Frequently Asked Questions
Do Michigan homeschool co-ops have to register with the state?
No. As long as each participating family maintains its own (3)(f) homeschool exemption and no compensation changes hands between families for teaching, a co-op doesn't require any state registration, MDE filing, or formal entity formation.
Can my co-op charge a small fee for materials without triggering LARA licensing?
Charging families for shared materials and consumable costs (workbooks, art supplies, activity fees) is generally distinct from charging tuition for educational services. The LARA risk is triggered by compensation for care and instruction of unrelated children — not by cost-sharing for materials. Maintaining clear documentation that any fees are for materials rather than instructional services is advisable.
Can a Michigan co-op become a micro-school?
Yes, and it's a common evolution.
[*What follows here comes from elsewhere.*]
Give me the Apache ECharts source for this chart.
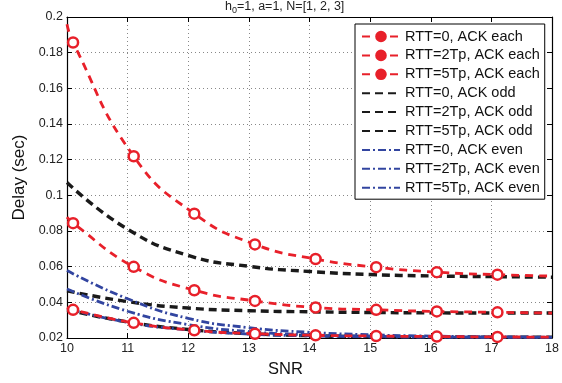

As co-ops grow and families want more consistency, they often formalize into a (3)(a) nonpublic school by hiring a dedicated instructor, setting up a legal entity, and filing Form SM4325. The Michigan Micro-School & Pod Kit walks through the formalization process.
Are Michigan co-ops eligible for dual enrollment?
No. State-funded dual enrollment under the Postsecondary Enrollment Options Act (MCL 388.514) requires the student to be enrolled in a recognized nonpublic school — which means the school must be operating under (3)(a) with Form SM4325 filed. Co-op families operating under individual (3)(f) exemptions are not eligible for state-funded dual enrollment.
Is there a minimum age for a Michigan micro-school?
Michigan's compulsory education age begins at 6 (and school is required until 16 or graduation). Micro-schools serving children under compulsory age operate more like enrichment programs and face different (lower) regulatory exposure. The LARA educational exemption applies most clearly to K–12 age students.